__Records for the task__.
========================
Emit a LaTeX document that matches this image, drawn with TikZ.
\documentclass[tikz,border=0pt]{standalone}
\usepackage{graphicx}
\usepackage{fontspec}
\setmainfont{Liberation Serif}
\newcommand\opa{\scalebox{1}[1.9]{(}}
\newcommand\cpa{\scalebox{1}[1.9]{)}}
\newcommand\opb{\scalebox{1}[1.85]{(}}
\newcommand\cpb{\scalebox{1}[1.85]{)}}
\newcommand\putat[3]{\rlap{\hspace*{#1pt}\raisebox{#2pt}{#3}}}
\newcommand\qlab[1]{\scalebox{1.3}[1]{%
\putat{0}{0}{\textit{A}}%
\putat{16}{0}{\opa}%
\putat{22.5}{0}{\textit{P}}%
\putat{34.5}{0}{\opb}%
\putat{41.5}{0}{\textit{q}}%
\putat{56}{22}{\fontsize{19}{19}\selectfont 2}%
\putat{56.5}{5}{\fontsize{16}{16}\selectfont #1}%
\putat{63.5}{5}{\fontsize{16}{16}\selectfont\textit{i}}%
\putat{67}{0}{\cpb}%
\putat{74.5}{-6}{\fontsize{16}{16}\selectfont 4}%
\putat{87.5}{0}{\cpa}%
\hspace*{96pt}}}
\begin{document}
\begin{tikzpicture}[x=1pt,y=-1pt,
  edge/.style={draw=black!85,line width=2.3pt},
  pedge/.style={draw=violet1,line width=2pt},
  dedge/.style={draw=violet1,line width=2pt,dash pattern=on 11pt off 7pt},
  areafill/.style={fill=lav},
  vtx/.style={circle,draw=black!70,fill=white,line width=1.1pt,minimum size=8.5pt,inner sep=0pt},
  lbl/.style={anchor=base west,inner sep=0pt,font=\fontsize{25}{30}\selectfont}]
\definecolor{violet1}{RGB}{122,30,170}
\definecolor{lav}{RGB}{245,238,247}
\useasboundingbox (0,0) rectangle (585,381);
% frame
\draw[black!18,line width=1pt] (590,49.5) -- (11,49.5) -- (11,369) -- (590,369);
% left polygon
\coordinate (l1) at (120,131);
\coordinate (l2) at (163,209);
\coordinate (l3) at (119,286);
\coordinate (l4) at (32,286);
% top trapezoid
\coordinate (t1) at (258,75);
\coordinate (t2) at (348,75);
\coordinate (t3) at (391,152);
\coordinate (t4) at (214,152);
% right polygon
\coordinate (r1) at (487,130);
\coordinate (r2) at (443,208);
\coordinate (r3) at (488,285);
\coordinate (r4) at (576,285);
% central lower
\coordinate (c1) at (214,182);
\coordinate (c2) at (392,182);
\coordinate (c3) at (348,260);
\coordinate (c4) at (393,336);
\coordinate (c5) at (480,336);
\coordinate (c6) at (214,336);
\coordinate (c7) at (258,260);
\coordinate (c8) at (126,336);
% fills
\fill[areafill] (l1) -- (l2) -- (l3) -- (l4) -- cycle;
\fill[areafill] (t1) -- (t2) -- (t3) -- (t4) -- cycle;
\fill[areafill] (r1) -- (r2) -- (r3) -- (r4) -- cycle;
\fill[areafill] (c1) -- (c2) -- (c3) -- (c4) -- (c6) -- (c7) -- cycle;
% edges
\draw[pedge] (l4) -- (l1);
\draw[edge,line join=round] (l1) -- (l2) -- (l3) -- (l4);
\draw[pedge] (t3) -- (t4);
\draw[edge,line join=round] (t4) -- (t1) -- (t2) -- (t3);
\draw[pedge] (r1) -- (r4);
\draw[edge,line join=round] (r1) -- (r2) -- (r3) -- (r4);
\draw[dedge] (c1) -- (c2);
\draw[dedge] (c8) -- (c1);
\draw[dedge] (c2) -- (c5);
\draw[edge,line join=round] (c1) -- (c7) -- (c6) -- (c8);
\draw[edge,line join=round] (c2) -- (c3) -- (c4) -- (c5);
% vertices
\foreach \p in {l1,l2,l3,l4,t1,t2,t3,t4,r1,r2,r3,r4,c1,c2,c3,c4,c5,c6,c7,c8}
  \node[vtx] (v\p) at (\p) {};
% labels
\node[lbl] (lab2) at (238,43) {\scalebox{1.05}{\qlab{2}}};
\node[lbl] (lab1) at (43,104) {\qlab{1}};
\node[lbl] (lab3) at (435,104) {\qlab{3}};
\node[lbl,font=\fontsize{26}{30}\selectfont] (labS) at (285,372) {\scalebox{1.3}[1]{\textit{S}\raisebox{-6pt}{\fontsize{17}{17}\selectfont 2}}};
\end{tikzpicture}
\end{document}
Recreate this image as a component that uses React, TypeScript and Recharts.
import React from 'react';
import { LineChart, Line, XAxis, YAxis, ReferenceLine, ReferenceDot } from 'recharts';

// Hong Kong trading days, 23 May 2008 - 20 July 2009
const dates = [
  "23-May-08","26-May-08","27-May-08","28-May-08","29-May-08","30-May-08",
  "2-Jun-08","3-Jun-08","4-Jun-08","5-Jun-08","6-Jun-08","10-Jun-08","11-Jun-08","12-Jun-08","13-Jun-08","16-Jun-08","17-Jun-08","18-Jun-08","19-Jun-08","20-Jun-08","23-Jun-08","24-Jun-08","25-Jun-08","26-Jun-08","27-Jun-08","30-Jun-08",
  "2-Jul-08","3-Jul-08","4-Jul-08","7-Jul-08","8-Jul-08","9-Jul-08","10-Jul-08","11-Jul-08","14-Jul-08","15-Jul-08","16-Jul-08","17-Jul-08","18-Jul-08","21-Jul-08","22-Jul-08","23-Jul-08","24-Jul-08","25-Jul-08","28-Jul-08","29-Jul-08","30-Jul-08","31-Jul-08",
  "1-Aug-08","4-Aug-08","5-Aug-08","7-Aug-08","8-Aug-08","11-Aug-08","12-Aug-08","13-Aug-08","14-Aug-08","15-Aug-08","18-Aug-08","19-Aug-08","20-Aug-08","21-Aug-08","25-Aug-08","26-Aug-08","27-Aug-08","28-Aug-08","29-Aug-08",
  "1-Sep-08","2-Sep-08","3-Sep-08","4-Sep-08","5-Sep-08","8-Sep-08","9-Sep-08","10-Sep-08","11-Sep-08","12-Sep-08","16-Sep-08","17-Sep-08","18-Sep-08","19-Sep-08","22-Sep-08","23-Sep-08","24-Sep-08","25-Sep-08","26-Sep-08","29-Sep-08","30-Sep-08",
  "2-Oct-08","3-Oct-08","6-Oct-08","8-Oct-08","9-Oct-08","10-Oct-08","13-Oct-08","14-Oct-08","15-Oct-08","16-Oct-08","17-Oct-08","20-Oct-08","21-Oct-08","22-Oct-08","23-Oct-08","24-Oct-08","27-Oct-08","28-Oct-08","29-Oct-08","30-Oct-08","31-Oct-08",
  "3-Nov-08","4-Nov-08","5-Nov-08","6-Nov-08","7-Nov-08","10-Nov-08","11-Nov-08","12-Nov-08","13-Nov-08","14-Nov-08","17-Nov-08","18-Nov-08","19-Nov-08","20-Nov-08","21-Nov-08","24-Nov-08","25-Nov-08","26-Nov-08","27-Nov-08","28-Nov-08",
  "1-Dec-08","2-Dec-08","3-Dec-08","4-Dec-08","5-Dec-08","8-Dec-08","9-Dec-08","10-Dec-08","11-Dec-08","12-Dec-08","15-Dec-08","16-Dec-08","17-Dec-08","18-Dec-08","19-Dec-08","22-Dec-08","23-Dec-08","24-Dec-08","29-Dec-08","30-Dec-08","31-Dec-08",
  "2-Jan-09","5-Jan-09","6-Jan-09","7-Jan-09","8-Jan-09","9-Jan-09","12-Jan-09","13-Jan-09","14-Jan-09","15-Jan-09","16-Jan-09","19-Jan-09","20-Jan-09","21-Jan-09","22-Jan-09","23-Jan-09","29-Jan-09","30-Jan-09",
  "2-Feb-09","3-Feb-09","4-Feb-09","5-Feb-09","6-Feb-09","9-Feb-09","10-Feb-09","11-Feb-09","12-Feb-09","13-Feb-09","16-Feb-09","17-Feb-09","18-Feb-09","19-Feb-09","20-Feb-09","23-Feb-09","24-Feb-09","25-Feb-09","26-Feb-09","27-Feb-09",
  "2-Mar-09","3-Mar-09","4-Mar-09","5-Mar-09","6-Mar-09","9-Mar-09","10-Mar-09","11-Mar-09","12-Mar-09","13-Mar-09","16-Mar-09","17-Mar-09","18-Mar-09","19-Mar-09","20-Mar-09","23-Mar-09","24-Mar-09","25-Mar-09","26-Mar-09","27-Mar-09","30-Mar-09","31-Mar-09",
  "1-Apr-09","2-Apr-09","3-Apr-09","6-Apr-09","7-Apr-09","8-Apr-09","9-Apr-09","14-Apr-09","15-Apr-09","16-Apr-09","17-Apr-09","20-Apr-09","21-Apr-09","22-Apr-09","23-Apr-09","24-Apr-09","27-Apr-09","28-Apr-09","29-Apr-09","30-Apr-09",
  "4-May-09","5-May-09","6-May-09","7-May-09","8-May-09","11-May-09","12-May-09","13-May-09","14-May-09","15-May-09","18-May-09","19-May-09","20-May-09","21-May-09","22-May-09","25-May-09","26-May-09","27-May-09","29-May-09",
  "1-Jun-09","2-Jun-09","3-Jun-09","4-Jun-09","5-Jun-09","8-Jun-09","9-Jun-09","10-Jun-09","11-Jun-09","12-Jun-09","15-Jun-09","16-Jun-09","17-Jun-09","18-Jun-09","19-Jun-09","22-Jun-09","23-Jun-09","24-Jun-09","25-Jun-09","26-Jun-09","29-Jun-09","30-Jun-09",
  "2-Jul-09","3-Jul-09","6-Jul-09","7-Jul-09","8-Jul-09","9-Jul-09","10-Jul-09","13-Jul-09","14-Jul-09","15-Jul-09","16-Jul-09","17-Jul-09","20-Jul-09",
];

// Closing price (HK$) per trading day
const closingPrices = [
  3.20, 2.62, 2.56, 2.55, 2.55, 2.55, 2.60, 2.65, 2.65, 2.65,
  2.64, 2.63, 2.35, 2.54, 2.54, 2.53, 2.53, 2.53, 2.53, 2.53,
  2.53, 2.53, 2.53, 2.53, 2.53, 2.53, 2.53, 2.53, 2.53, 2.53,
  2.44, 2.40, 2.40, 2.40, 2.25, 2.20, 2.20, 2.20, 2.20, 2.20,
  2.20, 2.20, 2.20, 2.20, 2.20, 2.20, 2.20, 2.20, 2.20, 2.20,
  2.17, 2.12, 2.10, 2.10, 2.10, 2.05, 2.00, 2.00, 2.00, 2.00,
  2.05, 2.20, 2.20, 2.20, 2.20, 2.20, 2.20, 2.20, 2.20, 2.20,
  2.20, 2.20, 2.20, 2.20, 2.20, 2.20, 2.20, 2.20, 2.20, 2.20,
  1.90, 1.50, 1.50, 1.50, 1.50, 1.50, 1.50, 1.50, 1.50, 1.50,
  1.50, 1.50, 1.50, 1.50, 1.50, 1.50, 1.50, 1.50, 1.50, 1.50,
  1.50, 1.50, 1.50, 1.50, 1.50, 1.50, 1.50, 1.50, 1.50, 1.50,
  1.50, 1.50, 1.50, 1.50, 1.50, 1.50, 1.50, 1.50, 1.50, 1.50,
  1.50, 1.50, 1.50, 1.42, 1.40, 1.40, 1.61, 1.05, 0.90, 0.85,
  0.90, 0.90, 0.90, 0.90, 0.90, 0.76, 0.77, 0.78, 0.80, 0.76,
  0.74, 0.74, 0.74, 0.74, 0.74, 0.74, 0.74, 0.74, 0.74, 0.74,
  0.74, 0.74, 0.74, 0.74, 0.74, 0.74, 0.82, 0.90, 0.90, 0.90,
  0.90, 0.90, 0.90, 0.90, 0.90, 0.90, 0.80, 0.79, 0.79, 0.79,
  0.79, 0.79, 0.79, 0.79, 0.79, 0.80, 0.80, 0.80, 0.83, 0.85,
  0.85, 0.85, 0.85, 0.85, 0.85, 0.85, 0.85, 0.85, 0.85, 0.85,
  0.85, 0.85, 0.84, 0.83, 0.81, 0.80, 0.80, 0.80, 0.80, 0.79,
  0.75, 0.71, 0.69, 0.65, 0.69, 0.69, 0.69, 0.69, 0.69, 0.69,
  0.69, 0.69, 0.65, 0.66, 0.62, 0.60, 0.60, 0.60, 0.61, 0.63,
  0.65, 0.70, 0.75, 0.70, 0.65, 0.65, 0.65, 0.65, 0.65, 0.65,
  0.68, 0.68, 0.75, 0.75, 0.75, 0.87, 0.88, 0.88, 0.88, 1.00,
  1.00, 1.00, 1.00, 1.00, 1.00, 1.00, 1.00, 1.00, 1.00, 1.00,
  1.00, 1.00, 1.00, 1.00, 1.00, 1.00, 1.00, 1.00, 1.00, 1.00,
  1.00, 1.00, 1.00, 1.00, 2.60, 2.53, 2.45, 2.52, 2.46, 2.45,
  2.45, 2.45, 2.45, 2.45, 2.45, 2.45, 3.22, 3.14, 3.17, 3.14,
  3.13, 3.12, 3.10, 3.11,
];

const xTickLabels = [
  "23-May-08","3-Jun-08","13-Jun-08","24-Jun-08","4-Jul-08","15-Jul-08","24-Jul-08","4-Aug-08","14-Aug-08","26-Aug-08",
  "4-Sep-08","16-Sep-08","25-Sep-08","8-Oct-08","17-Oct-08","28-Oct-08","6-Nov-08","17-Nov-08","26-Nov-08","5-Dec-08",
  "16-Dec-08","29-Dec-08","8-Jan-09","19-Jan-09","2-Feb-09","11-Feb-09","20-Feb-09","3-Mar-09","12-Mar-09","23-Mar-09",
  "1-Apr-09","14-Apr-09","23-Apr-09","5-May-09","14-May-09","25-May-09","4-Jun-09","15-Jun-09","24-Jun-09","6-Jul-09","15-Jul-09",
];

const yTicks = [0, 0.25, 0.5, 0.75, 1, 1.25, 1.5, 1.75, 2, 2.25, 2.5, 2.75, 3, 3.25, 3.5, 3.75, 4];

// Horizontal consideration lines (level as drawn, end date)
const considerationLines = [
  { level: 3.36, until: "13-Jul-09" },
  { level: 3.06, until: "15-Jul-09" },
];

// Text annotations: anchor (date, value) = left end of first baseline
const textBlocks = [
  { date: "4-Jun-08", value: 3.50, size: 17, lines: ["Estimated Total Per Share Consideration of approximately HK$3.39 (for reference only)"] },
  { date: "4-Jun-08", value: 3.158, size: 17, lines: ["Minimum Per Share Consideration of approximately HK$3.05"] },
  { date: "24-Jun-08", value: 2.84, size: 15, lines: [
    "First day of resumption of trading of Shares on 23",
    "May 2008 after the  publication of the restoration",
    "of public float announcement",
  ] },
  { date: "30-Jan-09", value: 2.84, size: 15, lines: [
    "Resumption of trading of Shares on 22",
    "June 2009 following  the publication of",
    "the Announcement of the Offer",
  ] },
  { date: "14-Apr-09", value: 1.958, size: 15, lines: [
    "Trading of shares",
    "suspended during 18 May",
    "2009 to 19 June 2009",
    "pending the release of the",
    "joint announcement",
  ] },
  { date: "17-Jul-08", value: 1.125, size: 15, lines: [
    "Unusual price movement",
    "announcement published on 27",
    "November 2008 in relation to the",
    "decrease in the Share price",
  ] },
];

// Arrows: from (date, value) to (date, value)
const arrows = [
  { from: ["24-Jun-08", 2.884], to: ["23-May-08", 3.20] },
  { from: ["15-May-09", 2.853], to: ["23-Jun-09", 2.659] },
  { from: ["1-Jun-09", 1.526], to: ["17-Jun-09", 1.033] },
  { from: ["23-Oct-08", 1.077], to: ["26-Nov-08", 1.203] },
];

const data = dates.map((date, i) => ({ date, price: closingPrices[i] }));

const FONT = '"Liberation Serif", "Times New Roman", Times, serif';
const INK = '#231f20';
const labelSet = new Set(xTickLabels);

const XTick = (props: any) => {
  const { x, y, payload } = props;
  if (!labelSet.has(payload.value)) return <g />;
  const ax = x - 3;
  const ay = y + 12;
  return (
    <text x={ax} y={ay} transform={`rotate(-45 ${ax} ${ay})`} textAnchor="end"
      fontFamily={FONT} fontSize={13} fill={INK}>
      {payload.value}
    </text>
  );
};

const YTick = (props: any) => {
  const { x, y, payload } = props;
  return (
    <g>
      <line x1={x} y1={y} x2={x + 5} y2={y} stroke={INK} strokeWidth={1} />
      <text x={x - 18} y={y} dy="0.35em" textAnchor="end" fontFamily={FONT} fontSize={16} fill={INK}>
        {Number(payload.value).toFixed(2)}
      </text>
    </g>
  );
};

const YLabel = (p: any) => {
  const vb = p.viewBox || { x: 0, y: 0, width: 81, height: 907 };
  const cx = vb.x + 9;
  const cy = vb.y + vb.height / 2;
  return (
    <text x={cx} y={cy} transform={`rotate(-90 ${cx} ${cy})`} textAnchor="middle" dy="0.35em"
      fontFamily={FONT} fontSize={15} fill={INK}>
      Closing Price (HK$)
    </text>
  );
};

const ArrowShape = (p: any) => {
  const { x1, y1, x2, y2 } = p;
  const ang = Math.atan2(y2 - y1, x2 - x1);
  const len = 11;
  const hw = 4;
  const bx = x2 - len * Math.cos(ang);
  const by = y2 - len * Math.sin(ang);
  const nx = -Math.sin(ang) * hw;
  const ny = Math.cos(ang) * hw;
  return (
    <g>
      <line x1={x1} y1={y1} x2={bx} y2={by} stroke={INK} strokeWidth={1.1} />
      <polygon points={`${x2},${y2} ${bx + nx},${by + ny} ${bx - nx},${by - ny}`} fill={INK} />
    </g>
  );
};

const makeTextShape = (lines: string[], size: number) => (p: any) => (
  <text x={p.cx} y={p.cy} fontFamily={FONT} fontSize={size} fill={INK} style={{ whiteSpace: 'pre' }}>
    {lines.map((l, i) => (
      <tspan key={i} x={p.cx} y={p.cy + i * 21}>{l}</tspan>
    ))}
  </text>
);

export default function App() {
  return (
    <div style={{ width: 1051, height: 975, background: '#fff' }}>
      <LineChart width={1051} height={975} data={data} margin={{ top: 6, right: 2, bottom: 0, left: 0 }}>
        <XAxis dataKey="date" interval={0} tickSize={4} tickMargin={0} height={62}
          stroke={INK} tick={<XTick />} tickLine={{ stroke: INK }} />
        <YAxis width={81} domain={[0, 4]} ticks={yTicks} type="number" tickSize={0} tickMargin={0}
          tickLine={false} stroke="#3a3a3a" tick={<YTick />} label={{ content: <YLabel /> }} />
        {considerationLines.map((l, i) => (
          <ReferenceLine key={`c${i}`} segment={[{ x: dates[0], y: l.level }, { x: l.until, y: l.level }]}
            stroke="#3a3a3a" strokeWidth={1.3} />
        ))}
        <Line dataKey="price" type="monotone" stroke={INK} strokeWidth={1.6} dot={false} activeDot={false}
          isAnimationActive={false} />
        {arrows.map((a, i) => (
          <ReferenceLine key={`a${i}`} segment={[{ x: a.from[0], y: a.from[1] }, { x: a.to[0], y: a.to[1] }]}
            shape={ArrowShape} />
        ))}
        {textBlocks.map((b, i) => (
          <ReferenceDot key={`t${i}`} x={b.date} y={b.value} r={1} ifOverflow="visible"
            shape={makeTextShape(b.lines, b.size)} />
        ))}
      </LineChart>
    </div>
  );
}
========================
__The problem__. Nothing beyond the lines starting at the line containing "Recreate this image" and ending at the line containing "YAxis, ReferenceLine, ReferenceDot" is to be reproduced; reproduce those lines exactly, both ends included.

__Answer in full__.
Recreate this image as a component that uses React, TypeScript and Recharts.
import React from 'react';
import { LineChart, Line, XAxis, YAxis, ReferenceLine, ReferenceDot } from 'recharts';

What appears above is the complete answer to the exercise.